─── Data segment ───
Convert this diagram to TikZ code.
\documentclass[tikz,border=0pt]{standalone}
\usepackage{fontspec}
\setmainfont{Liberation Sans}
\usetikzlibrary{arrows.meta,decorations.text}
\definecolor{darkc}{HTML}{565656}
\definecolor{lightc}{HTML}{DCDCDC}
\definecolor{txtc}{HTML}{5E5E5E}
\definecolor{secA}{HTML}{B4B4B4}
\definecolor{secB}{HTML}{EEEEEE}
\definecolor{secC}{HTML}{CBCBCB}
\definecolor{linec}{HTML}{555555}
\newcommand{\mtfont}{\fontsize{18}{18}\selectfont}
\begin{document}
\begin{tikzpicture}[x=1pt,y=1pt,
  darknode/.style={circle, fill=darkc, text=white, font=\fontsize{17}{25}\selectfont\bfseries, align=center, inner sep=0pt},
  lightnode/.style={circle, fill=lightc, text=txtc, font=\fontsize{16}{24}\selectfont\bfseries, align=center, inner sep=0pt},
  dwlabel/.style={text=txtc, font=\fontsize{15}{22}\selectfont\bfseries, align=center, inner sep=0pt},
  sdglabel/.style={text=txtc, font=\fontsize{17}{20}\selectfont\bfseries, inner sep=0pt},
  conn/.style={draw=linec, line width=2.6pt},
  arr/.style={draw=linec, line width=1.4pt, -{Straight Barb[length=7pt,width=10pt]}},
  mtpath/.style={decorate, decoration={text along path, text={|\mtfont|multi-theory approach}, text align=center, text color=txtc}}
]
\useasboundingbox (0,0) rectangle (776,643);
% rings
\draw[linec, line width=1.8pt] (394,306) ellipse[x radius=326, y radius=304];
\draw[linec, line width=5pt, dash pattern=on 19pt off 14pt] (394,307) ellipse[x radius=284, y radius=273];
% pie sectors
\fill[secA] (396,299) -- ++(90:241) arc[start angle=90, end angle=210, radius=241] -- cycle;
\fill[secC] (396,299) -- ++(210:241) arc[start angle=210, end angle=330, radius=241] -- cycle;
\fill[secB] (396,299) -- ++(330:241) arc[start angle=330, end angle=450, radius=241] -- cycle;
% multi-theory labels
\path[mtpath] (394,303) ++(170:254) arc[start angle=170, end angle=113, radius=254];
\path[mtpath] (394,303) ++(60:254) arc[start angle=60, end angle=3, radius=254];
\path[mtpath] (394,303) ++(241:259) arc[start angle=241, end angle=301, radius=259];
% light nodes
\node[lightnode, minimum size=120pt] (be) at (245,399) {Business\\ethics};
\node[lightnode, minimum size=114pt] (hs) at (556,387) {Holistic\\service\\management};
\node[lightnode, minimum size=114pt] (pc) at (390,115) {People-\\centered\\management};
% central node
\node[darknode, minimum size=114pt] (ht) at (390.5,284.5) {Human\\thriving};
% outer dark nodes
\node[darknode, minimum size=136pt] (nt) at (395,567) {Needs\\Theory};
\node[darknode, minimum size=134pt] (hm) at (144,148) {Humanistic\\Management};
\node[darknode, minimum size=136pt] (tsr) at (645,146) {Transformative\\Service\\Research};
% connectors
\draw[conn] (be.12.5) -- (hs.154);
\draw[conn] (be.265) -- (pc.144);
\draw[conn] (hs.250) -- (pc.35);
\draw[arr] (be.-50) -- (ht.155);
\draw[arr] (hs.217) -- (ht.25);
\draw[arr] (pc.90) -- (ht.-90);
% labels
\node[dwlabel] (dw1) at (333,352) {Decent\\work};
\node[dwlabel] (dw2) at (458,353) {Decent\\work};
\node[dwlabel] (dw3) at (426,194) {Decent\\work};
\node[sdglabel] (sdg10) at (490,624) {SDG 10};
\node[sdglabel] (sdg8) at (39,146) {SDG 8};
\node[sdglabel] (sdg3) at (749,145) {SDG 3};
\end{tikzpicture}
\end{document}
───
Using the listing above, reproduce each line without omission.

Worked solution:
Convert this diagram to TikZ code.
\documentclass[tikz,border=0pt]{standalone}
\usepackage{fontspec}
\setmainfont{Liberation Sans}
\usetikzlibrary{arrows.meta,decorations.text}
\definecolor{darkc}{HTML}{565656}
\definecolor{lightc}{HTML}{DCDCDC}
\definecolor{txtc}{HTML}{5E5E5E}
\definecolor{secA}{HTML}{B4B4B4}
\definecolor{secB}{HTML}{EEEEEE}
\definecolor{secC}{HTML}{CBCBCB}
\definecolor{linec}{HTML}{555555}
\newcommand{\mtfont}{\fontsize{18}{18}\selectfont}
\begin{document}
\begin{tikzpicture}[x=1pt,y=1pt,
  darknode/.style={circle, fill=darkc, text=white, font=\fontsize{17}{25}\selectfont\bfseries, align=center, inner sep=0pt},
  lightnode/.style={circle, fill=lightc, text=txtc, font=\fontsize{16}{24}\selectfont\bfseries, align=center, inner sep=0pt},
  dwlabel/.style={text=txtc, font=\fontsize{15}{22}\selectfont\bfseries, align=center, inner sep=0pt},
  sdglabel/.style={text=txtc, font=\fontsize{17}{20}\selectfont\bfseries, inner sep=0pt},
  conn/.style={draw=linec, line width=2.6pt},
  arr/.style={draw=linec, line width=1.4pt, -{Straight Barb[length=7pt,width=10pt]}},
  mtpath/.style={decorate, decoration={text along path, text={|\mtfont|multi-theory approach}, text align=center, text color=txtc}}
]
\useasboundingbox (0,0) rectangle (776,643);
% rings
\draw[linec, line width=1.8pt] (394,306) ellipse[x radius=326, y radius=304];
\draw[linec, line width=5pt, dash pattern=on 19pt off 14pt] (394,307) ellipse[x radius=284, y radius=273];
% pie sectors
\fill[secA] (396,299) -- ++(90:241) arc[start angle=90, end angle=210, radius=241] -- cycle;
\fill[secC] (396,299) -- ++(210:241) arc[start angle=210, end angle=330, radius=241] -- cycle;
\fill[secB] (396,299) -- ++(330:241) arc[start angle=330, end angle=450, radius=241] -- cycle;
% multi-theory labels
\path[mtpath] (394,303) ++(170:254) arc[start angle=170, end angle=113, radius=254];
\path[mtpath] (394,303) ++(60:254) arc[start angle=60, end angle=3, radius=254];
\path[mtpath] (394,303) ++(241:259) arc[start angle=241, end angle=301, radius=259];
% light nodes
\node[lightnode, minimum size=120pt] (be) at (245,399) {Business\\ethics};
\node[lightnode, minimum size=114pt] (hs) at (556,387) {Holistic\\service\\management};
\node[lightnode, minimum size=114pt] (pc) at (390,115) {People-\\centered\\management};
% central node
\node[darknode, minimum size=114pt] (ht) at (390.5,284.5) {Human\\thriving};
% outer dark nodes
\node[darknode, minimum size=136pt] (nt) at (395,567) {Needs\\Theory};
\node[darknode, minimum size=134pt] (hm) at (144,148) {Humanistic\\Management};
\node[darknode, minimum size=136pt] (tsr) at (645,146) {Transformative\\Service\\Research};
% connectors
\draw[conn] (be.12.5) -- (hs.154);
\draw[conn] (be.265) -- (pc.144);
\draw[conn] (hs.250) -- (pc.35);
\draw[arr] (be.-50) -- (ht.155);
\draw[arr] (hs.217) -- (ht.25);
\draw[arr] (pc.90) -- (ht.-90);
% labels
\node[dwlabel] (dw1) at (333,352) {Decent\\work};
\node[dwlabel] (dw2) at (458,353) {Decent\\work};
\node[dwlabel] (dw3) at (426,194) {Decent\\work};
\node[sdglabel] (sdg10) at (490,624) {SDG 10};
\node[sdglabel] (sdg8) at (39,146) {SDG 8};
\node[sdglabel] (sdg3) at (749,145) {SDG 3};
\end{tikzpicture}
\end{document}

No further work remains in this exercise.